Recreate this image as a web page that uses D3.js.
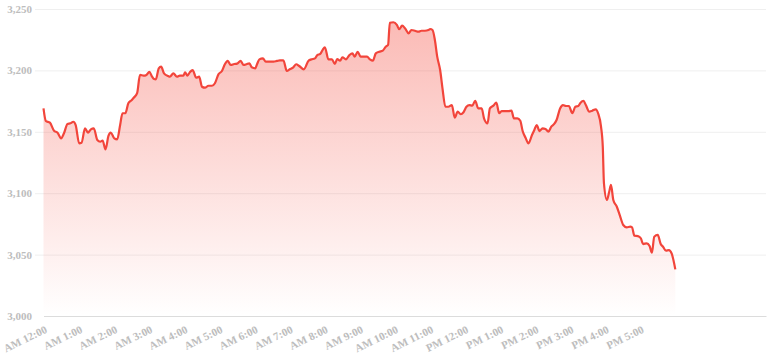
<!DOCTYPE html>
<html>
<head>
<meta charset="utf-8">
<script src="https://cdn.jsdelivr.net/npm/d3@7"></script>
<style>
  body { margin: 0; background: #fff; }
  svg { display: block; }
  .axis text { font-family: "Liberation Serif", serif; font-size: 11px; font-weight: bold; fill: #bdbdbd; }
</style>
</head>
<body>
<svg id="chart" width="768" height="363"></svg>
<script>
// minutes after midnight
const minutes = [
  0, 4, 11, 18, 24, 30, 35, 41, 46, 51, 55, 61, 65, 71, 76, 81, 86, 92, 97, 101, 106, 111, 115, 121, 126, 131, 135, 140, 145, 151, 155, 160, 165, 171, 176, 181, 185, 189, 192, 197, 201, 206, 213,
  216, 222, 228, 233, 239, 242, 246, 250, 255, 261, 266, 271, 276, 282, 288, 293, 299, 305, 310, 315, 320, 326, 331, 337, 342, 347, 352, 356, 362, 365, 369, 375, 380, 386, 393, 399, 404, 410, 416, 421, 427, 432, 437,
  445, 453, 458, 464, 468, 473, 477, 481, 487, 493, 498, 502, 507, 511, 517, 523, 528, 532, 537, 542, 548, 553, 558, 563, 568, 574, 580, 585, 589, 592, 598, 604, 608, 613, 618, 624, 629, 635, 641, 646, 652, 658,
  661, 665, 669, 673, 678, 682, 687, 692, 698, 703, 708, 713, 718, 723, 728, 733, 738, 743, 749, 753, 759, 763, 769, 774, 779, 783, 789, 795, 800, 804, 810, 815, 819, 824, 829, 835, 839, 843, 848, 853, 858, 863, 868, 873, 877,
  883, 888, 893, 898, 904, 909, 914, 918, 923, 927, 933, 938, 944, 948, 953, 956, 958, 963, 967, 970, 974, 980, 985, 991, 997, 1003, 1006, 1010, 1016, 1021, 1025, 1031, 1036, 1040, 1044, 1050, 1055, 1059, 1064, 1069, 1074, 1080
];
const prices = [
  3169, 3158.8, 3157.4, 3150.9, 3149.3, 3144.7, 3148.8, 3156.4, 3156.9, 3158.2, 3155.5, 3140.6, 3141.1, 3152.8, 3149.3, 3152, 3152.8, 3143.3, 3141.9, 3142.8, 3135.7, 3146.6, 3149.3, 3144.7, 3143.9, 3155.5, 3165.1, 3165.1, 3173.2, 3175.9, 3178.1, 3181.4, 3196.3, 3195.7, 3196.3, 3198.9, 3195.4, 3193, 3192.7, 3201.7, 3203, 3197.6, 3195.4,
  3194.9, 3197.6, 3194.9, 3195.7, 3195.7, 3198.4, 3195.7, 3198.4, 3200.3, 3194, 3194.9, 3186.7, 3185.9, 3187.5, 3187.5, 3189.5, 3196.8, 3199.5, 3205, 3207.7, 3204.4, 3205.2, 3205.5, 3207.7, 3204.4, 3205, 3205.8, 3202.5, 3201.7, 3205, 3209, 3209.8, 3207.1, 3207.1, 3207.1, 3207.7, 3208.2, 3208.2, 3199.5, 3200.9, 3202.5, 3205, 3203.6,
  3200.9, 3207.9, 3209, 3209.8, 3212.5, 3213.4, 3216.6, 3218.8, 3209, 3209, 3205.2, 3209.3, 3207.9, 3210.7, 3209, 3212.5, 3213.9, 3211.2, 3215.2, 3211.2, 3211.2, 3211.2, 3209, 3207.9, 3213.9, 3215.2, 3216.1, 3219.3, 3220.7, 3238.8, 3239.2, 3237, 3233.5, 3236.4, 3234.3, 3230.2, 3232.9, 3232.3, 3231.5, 3232.3, 3232.3, 3232.9,
  3233.7, 3232.9, 3224.8, 3211.2, 3200.3, 3185.4, 3170.4, 3170.4, 3171.8, 3161.5, 3166.4, 3164.3, 3165.9, 3170.4, 3171.8, 3171.3, 3175.3, 3169.1, 3169.1, 3161, 3156.9, 3169.1, 3171.3, 3173.7, 3165.1, 3166.9, 3166.9, 3166.9, 3167.2, 3161, 3161, 3159, 3150.6, 3145.2, 3140.6, 3147.4, 3151.5, 3155.5, 3150.6, 3152.8, 3152.3, 3150.1, 3154.2, 3156.4, 3159.6,
  3169, 3171.8, 3171, 3171, 3165.1, 3170.4, 3171, 3173.7, 3175.3, 3171.8, 3166.4, 3167.2, 3168.3, 3165.1, 3154.2, 3137.9, 3108.1, 3094.5, 3101.2, 3106.7, 3094.5, 3089, 3082.2, 3074.1, 3072.2, 3072.7, 3072.2, 3065.4, 3065.1, 3063.3, 3058.6, 3059.2, 3057, 3051.5, 3064.6, 3066, 3058.6, 3056.4, 3053.2, 3053.7, 3050.5, 3038
];
const yTicks = [3000, 3050, 3100, 3150, 3200, 3250];
const xTickLabels = [
  "AM 12:00", "AM 1:00", "AM 2:00", "AM 3:00", "AM 4:00", "AM 5:00", "AM 6:00", "AM 7:00", "AM 8:00",
  "AM 9:00", "AM 10:00", "AM 11:00", "PM 12:00", "PM 1:00", "PM 2:00", "PM 3:00", "PM 4:00", "PM 5:00"
];

const day = new Date(2024, 0, 1);
const toDate = m => new Date(day.getTime() + m * 60000);
const data = minutes.map((m, i) => ({ t: toDate(m), v: prices[i] }));

const svg = d3.select("#chart");
const plotLeft = 43.5, plotRight = 766, plotTop = 9, plotBottom = 316;

const x = d3.scaleTime().domain([toDate(0), toDate(1235)]).range([plotLeft, plotRight]);
const y = d3.scaleLinear().domain([3000, 3250]).range([plotBottom, plotTop]);

// gradient under the line
const grad = svg.append("defs").append("linearGradient")
    .attr("id", "fillGrad")
    .attr("gradientUnits", "userSpaceOnUse")
    .attr("x1", 0).attr("y1", y(3250))
    .attr("x2", 0).attr("y2", y(3000));
grad.append("stop").attr("offset", 0).attr("stop-color", "#f44336").attr("stop-opacity", 0.38);
grad.append("stop").attr("offset", 1).attr("stop-color", "#f44336").attr("stop-opacity", 0);

// y grid + labels
const yAxis = svg.append("g")
    .attr("class", "axis")
    .attr("transform", "translate(35,0)")
    .call(d3.axisLeft(y).tickValues(yTicks).tickFormat(d3.format(",")).tickSize(-(plotRight - 35)).tickPadding(3));
yAxis.select(".domain").remove();
yAxis.selectAll(".tick line").attr("stroke", "#efefef");
yAxis.selectAll(".tick").filter(d => d === 3000).select("line").remove();

// x axis
const xAxis = svg.append("g")
    .attr("class", "axis")
    .attr("transform", "translate(0," + plotBottom + ")")
    .call(d3.axisBottom(x)
        .tickValues(xTickLabels.map((_, i) => toDate(i * 60)))
        .tickSize(0).tickSizeOuter(0)
        .tickFormat((d, i) => xTickLabels[i]));
xAxis.select(".domain").attr("stroke", "#dcdcdc");
xAxis.selectAll("text")
    .attr("x", 0).attr("y", 0).attr("dy", 0)
    .attr("text-anchor", "end")
    .attr("transform", "translate(4,16) rotate(-26)");

const area = d3.area()
    .x(d => x(d.t))
    .y0(plotBottom)
    .y1(d => y(d.v))
    .curve(d3.curveMonotoneX);

const line = d3.line()
    .x(d => x(d.t))
    .y(d => y(d.v))
    .curve(d3.curveMonotoneX);

svg.append("path")
    .datum(data)
    .attr("fill", "url(#fillGrad)")
    .attr("d", area);

svg.append("path")
    .datum(data)
    .attr("fill", "none")
    .attr("stroke", "#f2453b")
    .attr("stroke-width", 2.2)
    .attr("stroke-linejoin", "round")
    .attr("d", line);
</script>
</body>
</html>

> _DO THIS_: Omit the pictures and give the material again, exactly and in full.

> _RIGHT ANSWER_:
Recreate this image as a web page that uses D3.js.
<!DOCTYPE html>
<html>
<head>
<meta charset="utf-8">
<script src="https://cdn.jsdelivr.net/npm/d3@7"></script>
<style>
  body { margin: 0; background: #fff; }
  svg { display: block; }
  .axis text { font-family: "Liberation Serif", serif; font-size: 11px; font-weight: bold; fill: #bdbdbd; }
</style>
</head>
<body>
<svg id="chart" width="768" height="363"></svg>
<script>
// minutes after midnight
const minutes = [
  0, 4, 11, 18, 24, 30, 35, 41, 46, 51, 55, 61, 65, 71, 76, 81, 86, 92, 97, 101, 106, 111, 115, 121, 126, 131, 135, 140, 145, 151, 155, 160, 165, 171, 176, 181, 185, 189, 192, 197, 201, 206, 213,
  216, 222, 228, 233, 239, 242, 246, 250, 255, 261, 266, 271, 276, 282, 288, 293, 299, 305, 310, 315, 320, 326, 331, 337, 342, 347, 352, 356, 362, 365, 369, 375, 380, 386, 393, 399, 404, 410, 416, 421, 427, 432, 437,
  445, 453, 458, 464, 468, 473, 477, 481, 487, 493, 498, 502, 507, 511, 517, 523, 528, 532, 537, 542, 548, 553, 558, 563, 568, 574, 580, 585, 589, 592, 598, 604, 608, 613, 618, 624, 629, 635, 641, 646, 652, 658,
  661, 665, 669, 673, 678, 682, 687, 692, 698, 703, 708, 713, 718, 723, 728, 733, 738, 743, 749, 753, 759, 763, 769, 774, 779, 783, 789, 795, 800, 804, 810, 815, 819, 824, 829, 835, 839, 843, 848, 853, 858, 863, 868, 873, 877,
  883, 888, 893, 898, 904, 909, 914, 918, 923, 927, 933, 938, 944, 948, 953, 956, 958, 963, 967, 970, 974, 980, 985, 991, 997, 1003, 1006, 1010, 1016, 1021, 1025, 1031, 1036, 1040, 1044, 1050, 1055, 1059, 1064, 1069, 1074, 1080
];
const prices = [
  3169, 3158.8, 3157.4, 3150.9, 3149.3, 3144.7, 3148.8, 3156.4, 3156.9, 3158.2, 3155.5, 3140.6, 3141.1, 3152.8, 3149.3, 3152, 3152.8, 3143.3, 3141.9, 3142.8, 3135.7, 3146.6, 3149.3, 3144.7, 3143.9, 3155.5, 3165.1, 3165.1, 3173.2, 3175.9, 3178.1, 3181.4, 3196.3, 3195.7, 3196.3, 3198.9, 3195.4, 3193, 3192.7, 3201.7, 3203, 3197.6, 3195.4,
  3194.9, 3197.6, 3194.9, 3195.7, 3195.7, 3198.4, 3195.7, 3198.4, 3200.3, 3194, 3194.9, 3186.7, 3185.9, 3187.5, 3187.5, 3189.5, 3196.8, 3199.5, 3205, 3207.7, 3204.4, 3205.2, 3205.5, 3207.7, 3204.4, 3205, 3205.8, 3202.5, 3201.7, 3205, 3209, 3209.8, 3207.1, 3207.1, 3207.1, 3207.7, 3208.2, 3208.2, 3199.5, 3200.9, 3202.5, 3205, 3203.6,
  3200.9, 3207.9, 3209, 3209.8, 3212.5, 3213.4, 3216.6, 3218.8, 3209, 3209, 3205.2, 3209.3, 3207.9, 3210.7, 3209, 3212.5, 3213.9, 3211.2, 3215.2, 3211.2, 3211.2, 3211.2, 3209, 3207.9, 3213.9, 3215.2, 3216.1, 3219.3, 3220.7, 3238.8, 3239.2, 3237, 3233.5, 3236.4, 3234.3, 3230.2, 3232.9, 3232.3, 3231.5, 3232.3, 3232.3, 3232.9,
  3233.7, 3232.9, 3224.8, 3211.2, 3200.3, 3185.4, 3170.4, 3170.4, 3171.8, 3161.5, 3166.4, 3164.3, 3165.9, 3170.4, 3171.8, 3171.3, 3175.3, 3169.1, 3169.1, 3161, 3156.9, 3169.1, 3171.3, 3173.7, 3165.1, 3166.9, 3166.9, 3166.9, 3167.2, 3161, 3161, 3159, 3150.6, 3145.2, 3140.6, 3147.4, 3151.5, 3155.5, 3150.6, 3152.8, 3152.3, 3150.1, 3154.2, 3156.4, 3159.6,
  3169, 3171.8, 3171, 3171, 3165.1, 3170.4, 3171, 3173.7, 3175.3, 3171.8, 3166.4, 3167.2, 3168.3, 3165.1, 3154.2, 3137.9, 3108.1, 3094.5, 3101.2, 3106.7, 3094.5, 3089, 3082.2, 3074.1, 3072.2, 3072.7, 3072.2, 3065.4, 3065.1, 3063.3, 3058.6, 3059.2, 3057, 3051.5, 3064.6, 3066, 3058.6, 3056.4, 3053.2, 3053.7, 3050.5, 3038
];
const yTicks = [3000, 3050, 3100, 3150, 3200, 3250];
const xTickLabels = [
  "AM 12:00", "AM 1:00", "AM 2:00", "AM 3:00", "AM 4:00", "AM 5:00", "AM 6:00", "AM 7:00", "AM 8:00",
  "AM 9:00", "AM 10:00", "AM 11:00", "PM 12:00", "PM 1:00", "PM 2:00", "PM 3:00", "PM 4:00", "PM 5:00"
];

const day = new Date(2024, 0, 1);
const toDate = m => new Date(day.getTime() + m * 60000);
const data = minutes.map((m, i) => ({ t: toDate(m), v: prices[i] }));

const svg = d3.select("#chart");
const plotLeft = 43.5, plotRight = 766, plotTop = 9, plotBottom = 316;

const x = d3.scaleTime().domain([toDate(0), toDate(1235)]).range([plotLeft, plotRight]);
const y = d3.scaleLinear().domain([3000, 3250]).range([plotBottom, plotTop]);

// gradient under the line
const grad = svg.append("defs").append("linearGradient")
    .attr("id", "fillGrad")
    .attr("gradientUnits", "userSpaceOnUse")
    .attr("x1", 0).attr("y1", y(3250))
    .attr("x2", 0).attr("y2", y(3000));
grad.append("stop").attr("offset", 0).attr("stop-color", "#f44336").attr("stop-opacity", 0.38);
grad.append("stop").attr("offset", 1).attr("stop-color", "#f44336").attr("stop-opacity", 0);

// y grid + labels
const yAxis = svg.append("g")
    .attr("class", "axis")
    .attr("transform", "translate(35,0)")
    .call(d3.axisLeft(y).tickValues(yTicks).tickFormat(d3.format(",")).tickSize(-(plotRight - 35)).tickPadding(3));
yAxis.select(".domain").remove();
yAxis.selectAll(".tick line").attr("stroke", "#efefef");
yAxis.selectAll(".tick").filter(d => d === 3000).select("line").remove();

// x axis
const xAxis = svg.append("g")
    .attr("class", "axis")
    .attr("transform", "translate(0," + plotBottom + ")")
    .call(d3.axisBottom(x)
        .tickValues(xTickLabels.map((_, i) => toDate(i * 60)))
        .tickSize(0).tickSizeOuter(0)
        .tickFormat((d, i) => xTickLabels[i]));
xAxis.select(".domain").attr("stroke", "#dcdcdc");
xAxis.selectAll("text")
    .attr("x", 0).attr("y", 0).attr("dy", 0)
    .attr("text-anchor", "end")
    .attr("transform", "translate(4,16) rotate(-26)");

const area = d3.area()
    .x(d => x(d.t))
    .y0(plotBottom)
    .y1(d => y(d.v))
    .curve(d3.curveMonotoneX);

const line = d3.line()
    .x(d => x(d.t))
    .y(d => y(d.v))
    .curve(d3.curveMonotoneX);

svg.append("path")
    .datum(data)
    .attr("fill", "url(#fillGrad)")
    .attr("d", area);

svg.append("path")
    .datum(data)
    .attr("fill", "none")
    .attr("stroke", "#f2453b")
    .attr("stroke-width", 2.2)
    .attr("stroke-linejoin", "round")
    .attr("d", line);
</script>
</body>
</html>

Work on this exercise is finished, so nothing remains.